Task to carry out:
Leaving out all pictures, please print only the lines from the one containing "Output the component" through the one containing "11.85, 12.3, 12.7];".

*** Data listing ***

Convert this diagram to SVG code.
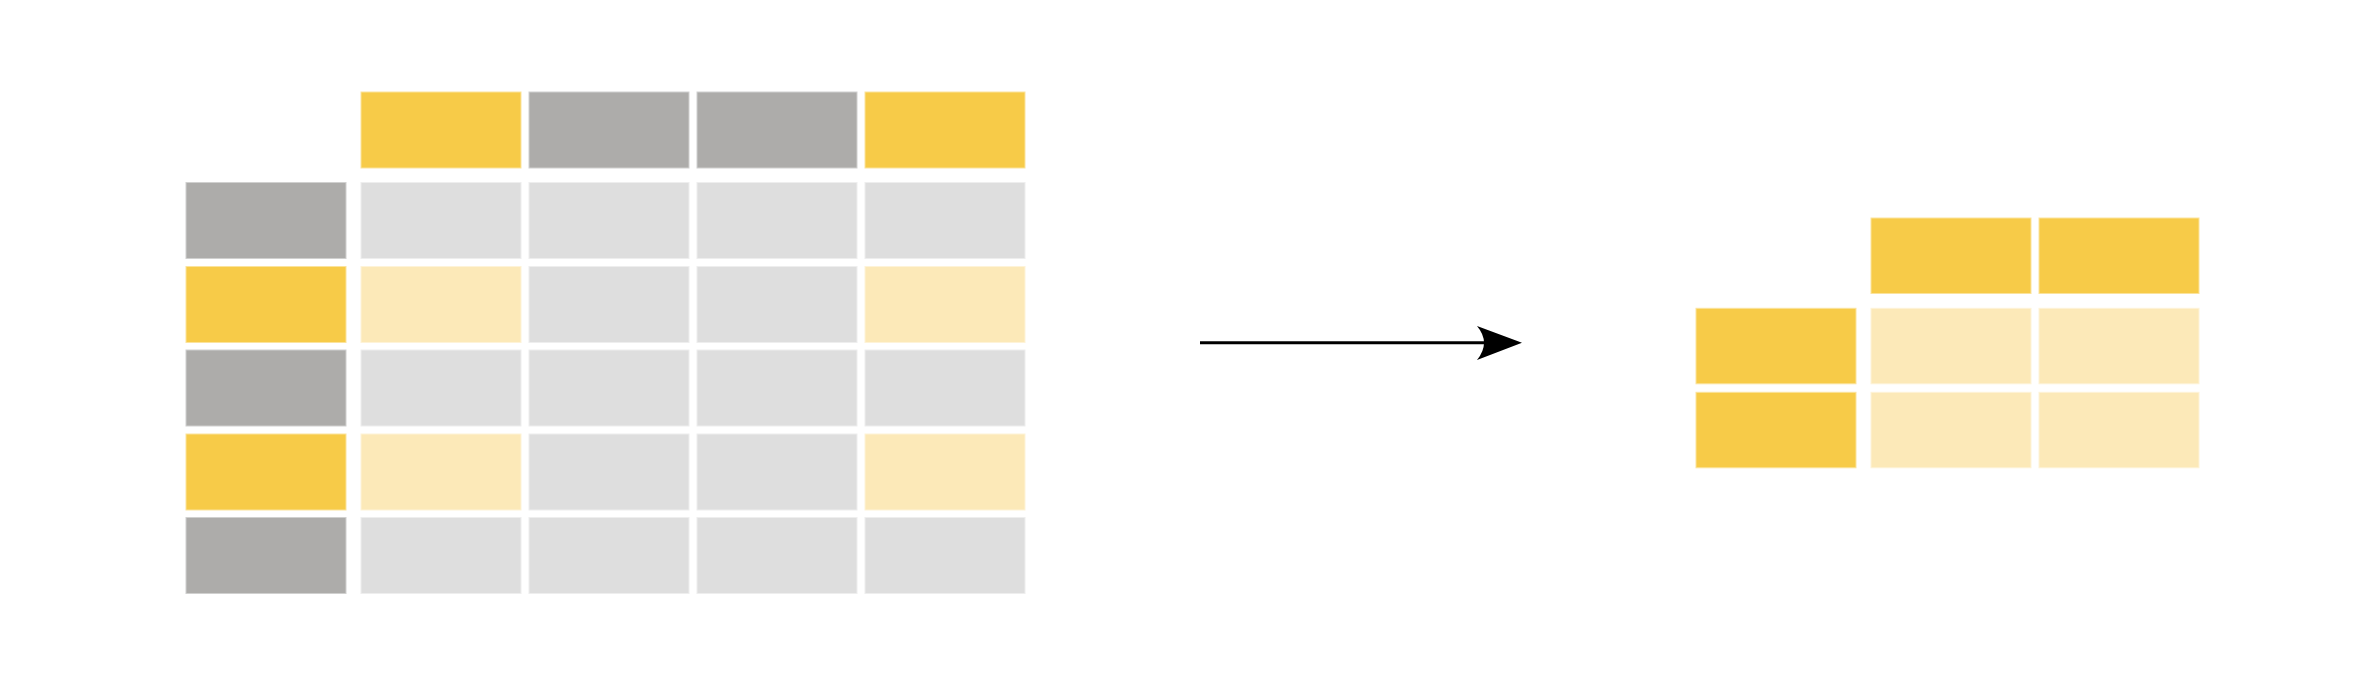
<svg xmlns="http://www.w3.org/2000/svg" width="2360" height="690" viewBox="0 0 2360 690">
<style>
.y{fill:#F7CB48;stroke:#FBE39C;stroke-width:1}
.g{fill:#ADACAA;stroke:#D0D0CF;stroke-width:1}
.lg{fill:#DEDEDE;stroke:#EEEEEE;stroke-width:1}
.ly{fill:#FCE9B8;stroke:#FEF3D8;stroke-width:1}
</style>
<rect width="2360" height="690" fill="#ffffff"/>
<g id="left-table">
<g id="col-headers">
<rect class="y" x="361" y="92" width="160" height="76"/>
<rect class="g" x="529" y="92" width="160" height="76"/>
<rect class="g" x="697" y="92" width="160" height="76"/>
<rect class="y" x="865" y="92" width="160" height="76"/>
</g>
<g id="row-headers">
<rect class="g" x="186" y="182.5" width="160" height="76"/>
<rect class="y" x="186" y="266.5" width="160" height="76"/>
<rect class="g" x="186" y="350" width="160" height="76"/>
<rect class="y" x="186" y="434" width="160" height="76"/>
<rect class="g" x="186" y="517.5" width="160" height="76"/>
</g>
<g id="cells">
<rect class="lg" x="361" y="182.5" width="160" height="76"/>
<rect class="lg" x="529" y="182.5" width="160" height="76"/>
<rect class="lg" x="697" y="182.5" width="160" height="76"/>
<rect class="lg" x="865" y="182.5" width="160" height="76"/>
<rect class="ly" x="361" y="266.5" width="160" height="76"/>
<rect class="lg" x="529" y="266.5" width="160" height="76"/>
<rect class="lg" x="697" y="266.5" width="160" height="76"/>
<rect class="ly" x="865" y="266.5" width="160" height="76"/>
<rect class="lg" x="361" y="350" width="160" height="76"/>
<rect class="lg" x="529" y="350" width="160" height="76"/>
<rect class="lg" x="697" y="350" width="160" height="76"/>
<rect class="lg" x="865" y="350" width="160" height="76"/>
<rect class="ly" x="361" y="434" width="160" height="76"/>
<rect class="lg" x="529" y="434" width="160" height="76"/>
<rect class="lg" x="697" y="434" width="160" height="76"/>
<rect class="ly" x="865" y="434" width="160" height="76"/>
<rect class="lg" x="361" y="517.5" width="160" height="76"/>
<rect class="lg" x="529" y="517.5" width="160" height="76"/>
<rect class="lg" x="697" y="517.5" width="160" height="76"/>
<rect class="lg" x="865" y="517.5" width="160" height="76"/>
</g>
</g>
<g id="connectors">
<line x1="1200" y1="342.7" x2="1490" y2="342.7" stroke="#000" stroke-width="3"/>
<path d="M1522,342.7 L1477,326 Q1491,342.7 1477,360 Z" fill="#000"/>
</g>
<g id="right-table">
<rect class="y" x="1871" y="218" width="160" height="75.5"/>
<rect class="y" x="2039" y="218" width="160" height="75.5"/>
<rect class="y" x="1696" y="308.3" width="160" height="75.5"/>
<rect class="ly" x="1871" y="308.3" width="160" height="75.5"/>
<rect class="ly" x="2039" y="308.3" width="160" height="75.5"/>
<rect class="y" x="1696" y="392.3" width="160" height="75.5"/>
<rect class="ly" x="1871" y="392.3" width="160" height="75.5"/>
<rect class="ly" x="2039" y="392.3" width="160" height="75.5"/>
</g>
</svg>
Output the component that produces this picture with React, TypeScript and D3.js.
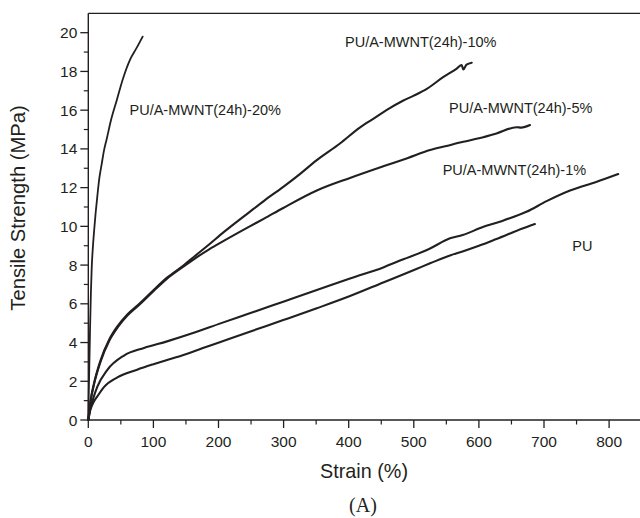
import React from "react";
import * as d3 from "d3";

// ---- data (strain %, tensile strength MPa) ----
const pu20Strain = [0, 0.8, 1.8, 2.8, 4, 5.3, 7, 9, 11.3, 14, 17, 20.5, 24, 28.2, 35, 43.6, 53, 64, 74, 83.5];
const pu20Stress = [0, 1.5, 3.2, 4.9, 6.6, 7.9, 8.9, 9.8, 10.7, 11.6, 12.5, 13.2, 13.9, 14.5, 15.5, 16.5, 17.6, 18.6, 19.2, 19.8];

const pu10Strain = [0, 2, 4, 8.8, 19, 32, 45, 60, 80, 100, 121, 147, 162, 185, 208, 248, 270, 299.5, 325, 351, 386.6, 417, 440, 458, 484, 500, 520, 545, 566, 573.6, 576, 581, 589];
const pu10Stress = [0, 0.6, 1.1, 1.9, 3.1, 4.15, 4.85, 5.45, 6.05, 6.7, 7.35, 8.0, 8.42, 9.05, 9.7, 10.75, 11.32, 12.04, 12.7, 13.42, 14.28, 15.1, 15.6, 16.0, 16.5, 16.75, 17.1, 17.7, 18.15, 18.33, 18.1, 18.35, 18.45];

const pu5Strain = [0, 2, 4, 8.8, 19, 32, 45, 60, 80, 100, 121, 147, 162, 185, 208, 248, 270, 299.5, 351, 402, 453, 490, 525, 550, 576, 600, 627, 658, 665, 678.5];
const pu5Stress = [0, 0.55, 1.05, 1.84, 3.03, 4.08, 4.78, 5.39, 6.0, 6.65, 7.3, 7.94, 8.3, 8.8, 9.25, 10.0, 10.4, 10.95, 11.85, 12.5, 13.1, 13.52, 13.94, 14.15, 14.37, 14.55, 14.8, 15.12, 15.1, 15.23];

const pu1Strain = [0, 3, 7, 13.9, 29, 54.8, 85.6, 121, 162, 203, 248, 299.5, 351, 402, 453, 484, 514.6, 525, 555.6, 575, 607, 632, 673, 704, 740, 781, 814];
const pu1Stress = [0, 0.55, 1.05, 1.72, 2.58, 3.33, 3.72, 4.06, 4.5, 4.99, 5.51, 6.11, 6.71, 7.31, 7.88, 8.3, 8.7, 8.86, 9.38, 9.55, 9.98, 10.24, 10.75, 11.3, 11.85, 12.3, 12.7];

const puStrain = [0, 3, 7, 13.9, 24, 44.6, 75, 100, 121, 146, 175, 203, 248, 299.5, 351, 402, 453, 504, 525, 555.6, 576, 600, 627, 668, 686];
const puStress = [0, 0.5, 0.85, 1.22, 1.7, 2.2, 2.6, 2.88, 3.1, 3.36, 3.7, 4.03, 4.56, 5.16, 5.77, 6.4, 7.1, 7.8, 8.09, 8.5, 8.72, 9.0, 9.35, 9.9, 10.12];

const seriesLabels = [
  "PU/A-MWNT(24h)-20%",
  "PU/A-MWNT(24h)-10%",
  "PU/A-MWNT(24h)-5%",
  "PU/A-MWNT(24h)-1%",
  "PU",
];

const xMajorTicks = [0, 100, 200, 300, 400, 500, 600, 700, 800];
const xMinorTicks = [50, 150, 250, 350, 450, 550, 650, 750];
const yMajorTicks = [0, 2, 4, 6, 8, 10, 12, 14, 16, 18, 20];
const yMinorTicks = [1, 3, 5, 7, 9, 11, 13, 15, 17, 19];

const xTitle = "Strain (%)";
const yTitle = "Tensile Strength (MPa)";
const panelLabel = "(A)";

const W = 640;
const H = 518;
const INK = "#231f20";
const SANS = "'Liberation Sans', Arial, Helvetica, sans-serif";
const SERIF = "'Liberation Serif', 'Times New Roman', serif";

export default function App() {
  const x = d3.scaleLinear().domain([0, 850]).range([88.3, 88.3 + 0.651 * 850]);
  const y = d3.scaleLinear().domain([0, 21]).range([420, 420 - 19.365 * 21]);

  const line = d3
    .line<[number, number]>()
    .x((d) => x(d[0]))
    .y((d) => y(d[1]))
    .curve(d3.curveMonotoneX);

  const zip = (a: number[], b: number[]) => a.map((v, i) => [v, b[i]] as [number, number]);
  const curves = [
    zip(pu20Strain, pu20Stress),
    zip(pu10Strain, pu10Stress),
    zip(pu5Strain, pu5Stress),
    zip(pu1Strain, pu1Stress),
    zip(puStrain, puStress),
  ];

  // label anchor positions in data units
  const labelPos: [number, number][] = [
    [x.invert(129.5), y.invert(114.5)],
    [x.invert(345), y.invert(46.5)],
    [x.invert(449), y.invert(113)],
    [x.invert(442.7), y.invert(175)],
    [x.invert(572.3), y.invert(251)],
  ];

  const x0 = x(0);
  const xEnd = W;
  const yBot = y(0);
  const yTop = y(21);

  return (
    <svg
      width={W}
      height={H}
      viewBox={`0 0 ${W} ${H}`}
      style={{ position: "absolute", left: 0, top: 0, background: "#fff" }}
    >
      <rect x={0} y={0} width={W} height={H} fill="#fff" />
      {/* curves */}
      {curves.map((c, i) => (
        <path
          key={i}
          d={line(c) || ""}
          fill="none"
          stroke={INK}
          strokeWidth={i === 0 ? 1.8 : 2.1}
          strokeLinejoin="round"
          strokeLinecap="round"
        />
      ))}
      {/* frame */}
      <line x1={x0} x2={xEnd} y1={yTop} y2={yTop} stroke={INK} strokeWidth={1.4} />
      <line x1={x0} x2={x0} y1={yTop} y2={yBot} stroke={INK} strokeWidth={1.4} />
      <line x1={x0} x2={xEnd} y1={yBot} y2={yBot} stroke={INK} strokeWidth={1.4} />
      {/* y ticks */}
      {yMajorTicks.map((t) => (
        <g key={"ym" + t}>
          <line x1={x0 - 8} x2={x0} y1={y(t)} y2={y(t)} stroke={INK} strokeWidth={1.3} />
          <text
            x={x0 - 11}
            y={y(t) + 5.5}
            textAnchor="end"
            fontFamily={SANS}
            fontSize={15.5}
            fill={INK}
          >
            {t}
          </text>
        </g>
      ))}
      {yMinorTicks.map((t) => (
        <line key={"yn" + t} x1={x0 - 4.5} x2={x0} y1={y(t)} y2={y(t)} stroke={INK} strokeWidth={1.2} />
      ))}
      {/* x ticks */}
      {xMajorTicks.map((t) => (
        <g key={"xm" + t}>
          <line x1={x(t)} x2={x(t)} y1={yBot} y2={yBot + 8} stroke={INK} strokeWidth={1.3} />
          <text
            x={x(t)}
            y={yBot + 27}
            textAnchor="middle"
            fontFamily={SANS}
            fontSize={15.5}
            fill={INK}
          >
            {t}
          </text>
        </g>
      ))}
      {xMinorTicks.map((t) => (
        <line key={"xn" + t} x1={x(t)} x2={x(t)} y1={yBot} y2={yBot + 4.5} stroke={INK} strokeWidth={1.2} />
      ))}
      {/* series labels */}
      {seriesLabels.map((s, i) => (
        <text
          key={s}
          x={x(labelPos[i][0])}
          y={y(labelPos[i][1])}
          fontFamily={SANS}
          fontSize={14.5}
          fill={INK}
        >
          {s}
        </text>
      ))}
      {/* axis titles */}
      <text
        x={364}
        y={478}
        textAnchor="middle"
        fontFamily={SANS}
        fontSize={19.8}
        fill={INK}
      >
        {xTitle}
      </text>
      <text
        transform={`translate(25,208) rotate(-90)`}
        textAnchor="middle"
        fontFamily={SANS}
        fontSize={20.2}
        fill={INK}
      >
        {yTitle}
      </text>
      <text
        x={363}
        y={512}
        textAnchor="middle"
        fontFamily={SERIF}
        fontSize={20}
        fill={INK}
      >
        {panelLabel}
      </text>
    </svg>
  );
}
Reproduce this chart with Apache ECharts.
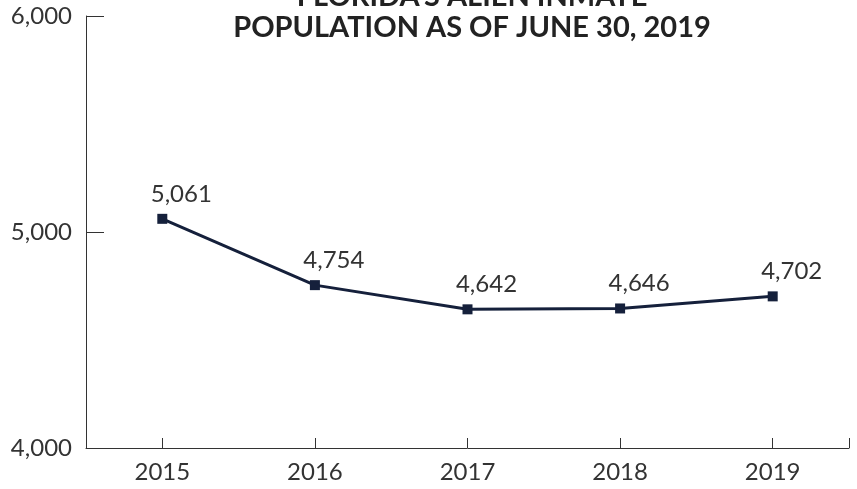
<!DOCTYPE html>
<html>
<head>
<meta charset="utf-8">
<script src="https://cdn.jsdelivr.net/npm/echarts@6/dist/echarts.min.js"></script>
<style>
  html,body{margin:0;padding:0;background:#fff;}
  #chart{width:857px;height:489px;}
</style>
</head>
<body>
<div id="chart"></div>
<script>
// data
const years = ['2015', '2016', '2017', '2018', '2019']
const inmates = [5061, 4754, 4642, 4646, 4702]
const titleLines = ["FLORIDA'S ALIEN INMATE", 'POPULATION AS OF JUNE 30, 2019']

const chart = echarts.init(document.getElementById('chart'))
const font = 'Lato'
const textColor = '#333'

let option = {
  animation: false,
  title: {
    text: titleLines.join('\n'),
    left: 467,
    top: -24,
    textAlign: 'center',
    textStyle: {
      fontFamily: font,
      fontWeight: 'bold',
      fontSize: 29,
      lineHeight: 31,
      color: '#222'
    }
  },
  grid: {
    left: 86,
    right: 8,
    top: 16,
    bottom: 41,
    containLabel: false
  },
  xAxis: [
    {
      type: 'category',
      data: years,
      boundaryGap: true,
      axisLine: { lineStyle: { color: '#333', width: 1 } },
      axisTick: { show: true, inside: true, length: 10, alignWithLabel: true, lineStyle: { color: '#333' } },
      axisLabel: { fontFamily: font, fontSize: 24, color: textColor, margin: 12 }
    },
    {
      // only here for the small tick at the right end of the axis
      type: 'value',
      position: 'bottom',
      min: 0,
      max: 1,
      interval: 1,
      axisLine: { show: false },
      axisTick: { show: true, inside: true, length: 10, lineStyle: { color: '#333' } },
      axisLabel: { show: false },
      splitLine: { show: false }
    }
  ],
  yAxis: {
    type: 'value',
    min: 4000,
    max: 6000,
    interval: 1000,
    splitLine: { show: false },
    axisLine: { show: true, lineStyle: { color: '#333', width: 1 } },
    axisTick: { show: true, inside: true, length: 18, lineStyle: { color: '#333' } },
    axisLabel: {
      fontFamily: font,
      fontSize: 24,
      color: textColor,
      margin: 14,
      formatter: v => v.toLocaleString('en-US')
    }
  },
  series: [
    {
      type: 'line',
      xAxisIndex: 0,
      data: inmates,
      symbol: 'rect',
      symbolSize: 10,
      lineStyle: { color: '#15203b', width: 3 },
      itemStyle: { color: '#15203b' },
      label: {
        show: true,
        position: 'top',
        distance: 8,
        offset: [19, 0],
        fontFamily: font,
        fontSize: 24,
        color: textColor,
        formatter: p => p.value.toLocaleString('en-US')
      }
    }
  ]
}
chart.setOption(option)
</script>
</body>
</html>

***

Answer to this exercise:
Output the component that produces this picture with React, TypeScript and D3.js.
import React from "react";
import * as d3 from "d3";

// ---- data (strain %, tensile strength MPa) ----
const pu20Strain = [0, 0.8, 1.8, 2.8, 4, 5.3, 7, 9, 11.3, 14, 17, 20.5, 24, 28.2, 35, 43.6, 53, 64, 74, 83.5];
const pu20Stress = [0, 1.5, 3.2, 4.9, 6.6, 7.9, 8.9, 9.8, 10.7, 11.6, 12.5, 13.2, 13.9, 14.5, 15.5, 16.5, 17.6, 18.6, 19.2, 19.8];

const pu10Strain = [0, 2, 4, 8.8, 19, 32, 45, 60, 80, 100, 121, 147, 162, 185, 208, 248, 270, 299.5, 325, 351, 386.6, 417, 440, 458, 484, 500, 520, 545, 566, 573.6, 576, 581, 589];
const pu10Stress = [0, 0.6, 1.1, 1.9, 3.1, 4.15, 4.85, 5.45, 6.05, 6.7, 7.35, 8.0, 8.42, 9.05, 9.7, 10.75, 11.32, 12.04, 12.7, 13.42, 14.28, 15.1, 15.6, 16.0, 16.5, 16.75, 17.1, 17.7, 18.15, 18.33, 18.1, 18.35, 18.45];

const pu5Strain = [0, 2, 4, 8.8, 19, 32, 45, 60, 80, 100, 121, 147, 162, 185, 208, 248, 270, 299.5, 351, 402, 453, 490, 525, 550, 576, 600, 627, 658, 665, 678.5];
const pu5Stress = [0, 0.55, 1.05, 1.84, 3.03, 4.08, 4.78, 5.39, 6.0, 6.65, 7.3, 7.94, 8.3, 8.8, 9.25, 10.0, 10.4, 10.95, 11.85, 12.5, 13.1, 13.52, 13.94, 14.15, 14.37, 14.55, 14.8, 15.12, 15.1, 15.23];

const pu1Strain = [0, 3, 7, 13.9, 29, 54.8, 85.6, 121, 162, 203, 248, 299.5, 351, 402, 453, 484, 514.6, 525, 555.6, 575, 607, 632, 673, 704, 740, 781, 814];
const pu1Stress = [0, 0.55, 1.05, 1.72, 2.58, 3.33, 3.72, 4.06, 4.5, 4.99, 5.51, 6.11, 6.71, 7.31, 7.88, 8.3, 8.7, 8.86, 9.38, 9.55, 9.98, 10.24, 10.75, 11.3, 11.85, 12.3, 12.7];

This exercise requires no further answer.